Former President Ramotar, in his last days in office, granted a presidential pardon to a Ravindra Deo who had been convicted of the particularly gruesome murder of a little child. The then President chose not to offer any explanation for that exercise of his exclusive power and this resulted in many attributing to him an ulterior and improper motive for his action. While the pardon became public knowledge, the process was at best opaque and the President’s action drew widespread condemnation for what was perceived as a misuse of a reserve power.
The press has reported that President Granger also exercised his power of presidential pardon shortly after being sworn in. The names, offences and sentences of, reportedly sixty convicted persons who were pardoned and released from prison have not been publicised. As their convictions would have been a matter of public record, it is reasonable to expect that their pardons should also be made public. While the pardoned persons may very well deserve their release from prison, utilising the presidential pardon in such a mysterious manner and without setting out specific criteria is a dangerous precedent.
The Guyana Bar Association does not question whether the President has such a right. He does. The centuries old practice of the King or Queen being able to show divine mercy has been handed down and incorporated in in every single Constitution since 1966. In what is referred to as the Independence Constitution of 1966, the Governor General, in the name and on behalf of the Queen, could:
- grant a pardon, with or without conditions, to any
person convicted of any offence;
- grant relief for any period, of the sentence imposed
on conviction of any offence;
- substitute a less severe form of punishment; and
- remit the whole or part of any punishment.
In the Independence Constitution, the power – or what the Constitution referred to as the prerogative of mercy – was exercisable by the Governor General on the advice of a Minister designated by him acting in accordance with the advice of the Prime Minister. Article 188 of the 1980 Constitution contains similar provisions, except that the prerogative of mercy is now vested in the President.
What causes more than a little concern over the pardons by President Granger is the secretive manner of the process. As a matter of law, the publication of the names of persons who benefit from a presidential pardon is a necessary corollary to the exercise of such power. In effect, the presidential pardon is a usurpation of the judicial process and one of the few vestiges of royal prerogative inherited from our British colonisers.
In some jurisdictions, the exercise of the presidential pardon is judicially reviewable in particular instances. This is necessary where the president may have misapplied his or her powers with regards to the type of pardon granted. Each of these pardons is expected to be used appropriate to the particular situation, and will dictate, for instance, whether a pardoned person is still liable under a civil process. Wrongdoings very often give rise to simultaneous criminal and civil liability and since a right to bring a civil action is a personal right of citizens, it is hardly up to anyone, even the President, to attempt to deprive any citizen of that right.
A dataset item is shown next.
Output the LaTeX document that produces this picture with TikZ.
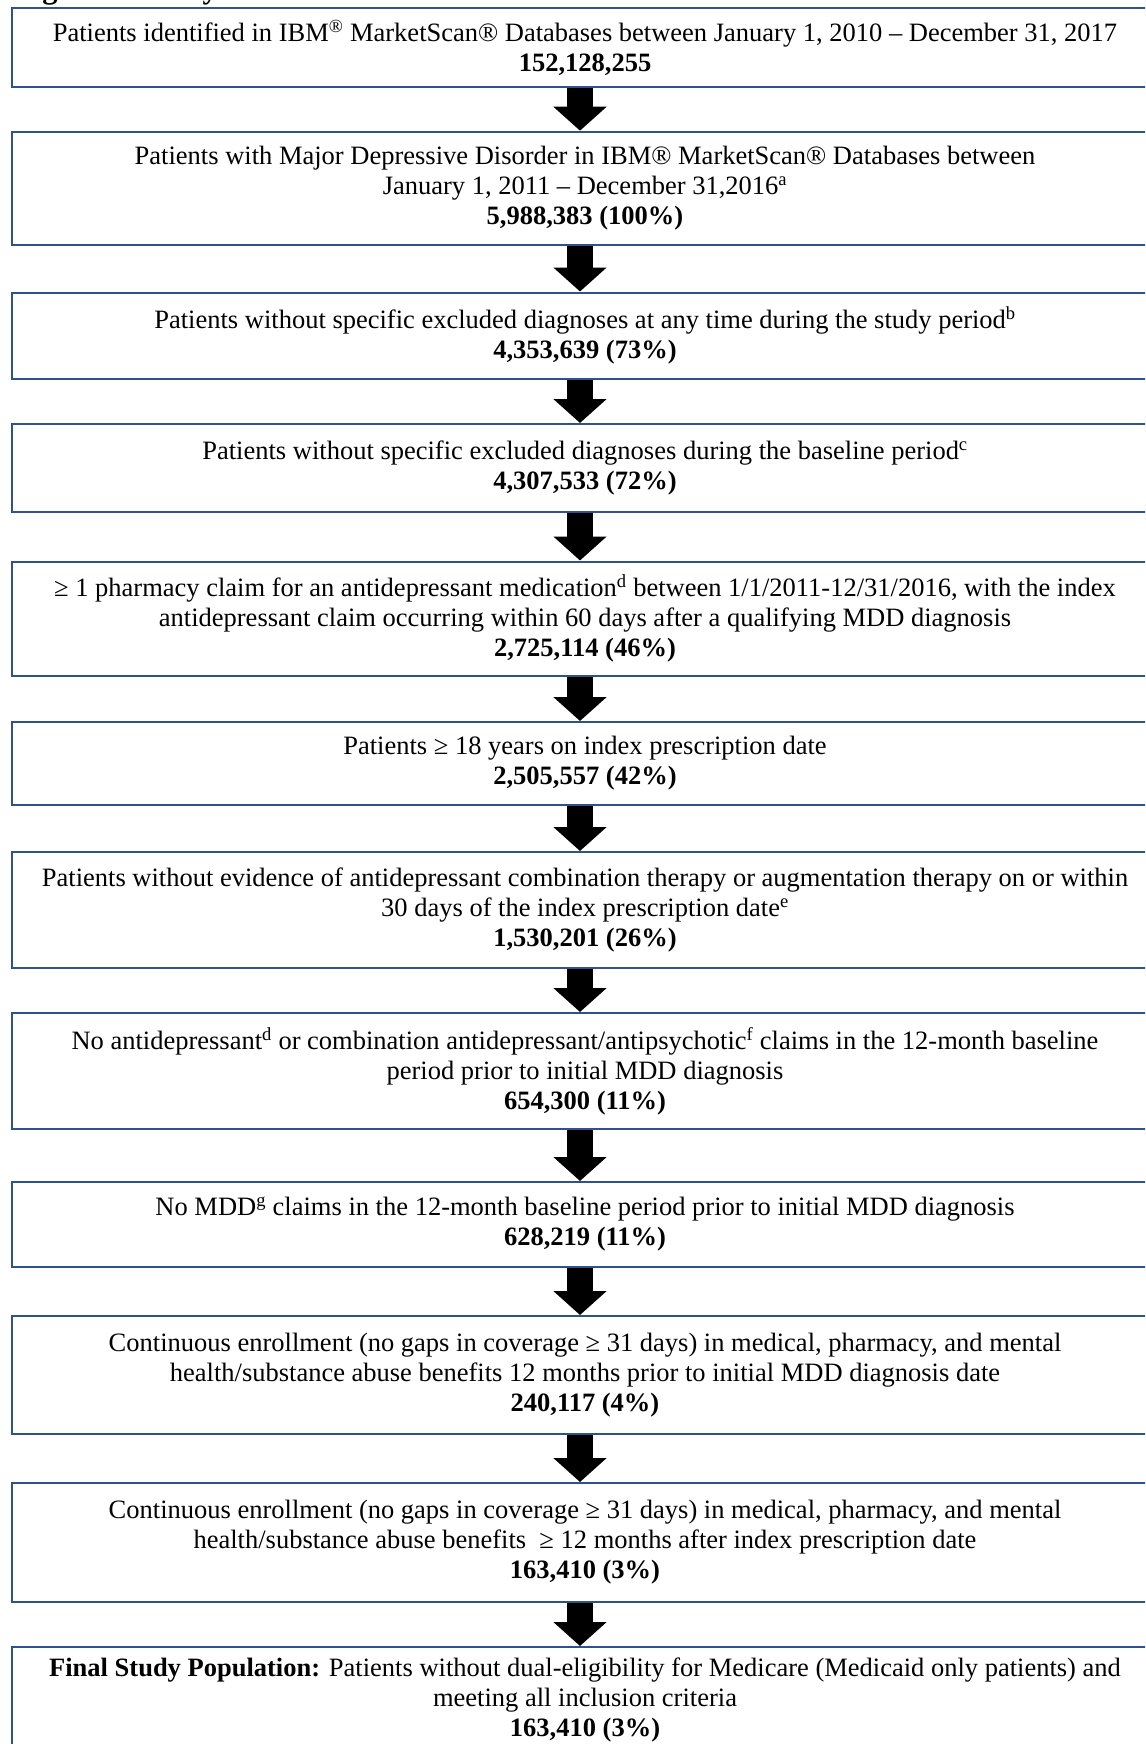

While the Constitution vests the prerogative of mercy in the President, it also sets out the framework within which s/he may exercise such a power. Article 188 (2) provides that the powers of the President to grant pardons, respite, substituted sentence or remission of any sentence, is exercisable only after s/he has consulted with such Minister designated for this purpose. Such designation is a constitutional function and it would seem appropriate that the designation of the Minister should be gazetted as other constitutional appointments are.
The advantage of such consultation is that it insulates the President from any accusation that s/he has acted arbitrarily. Used judiciously, the exercise of the power to pardon can be an important element of criminal justice reform which the country so badly needs.
For completeness, the Association also draws attention to the other provisions of the Constitution dealing with the prerogative of mercy. Paragraph (3) of Article 188 requires the designation of a second Minister to be consulted in cases of conviction by a court martial while Articles 189 and 190 provide for the establishment of an Advisory Council on the Prerogative of Mercy to deal with cases where persons have been sentenced to death, other than by a court martial.
The Advisory Council must consist of the Minister designated under Article 188 (2) who shall be the Chairman, the Attorney General if he is not the Chairman, and at least three and not more than five other persons of whom at least one must be a medical doctor.
It is anyone’s guess, in respect of the persons pardoned by President Granger, whether the stipulated procedures were followed, what criteria were used, and what type of pardon may have been given. Were any probation or other reports furnished on an Advisory Council, Minister or the President himself, prior to the granting of the pardon? And for those who have been pardoned, what conditions and systems have been put in place aimed to rehabilitate, reform or integrate them as full members of society? Will there be any increased penalty in the event that they commit similar or other offences in the future?
While the Bar Association supports the principle of pardon, we regret that until these questions are answered, there can be no unqualified endorsement of the President’s action.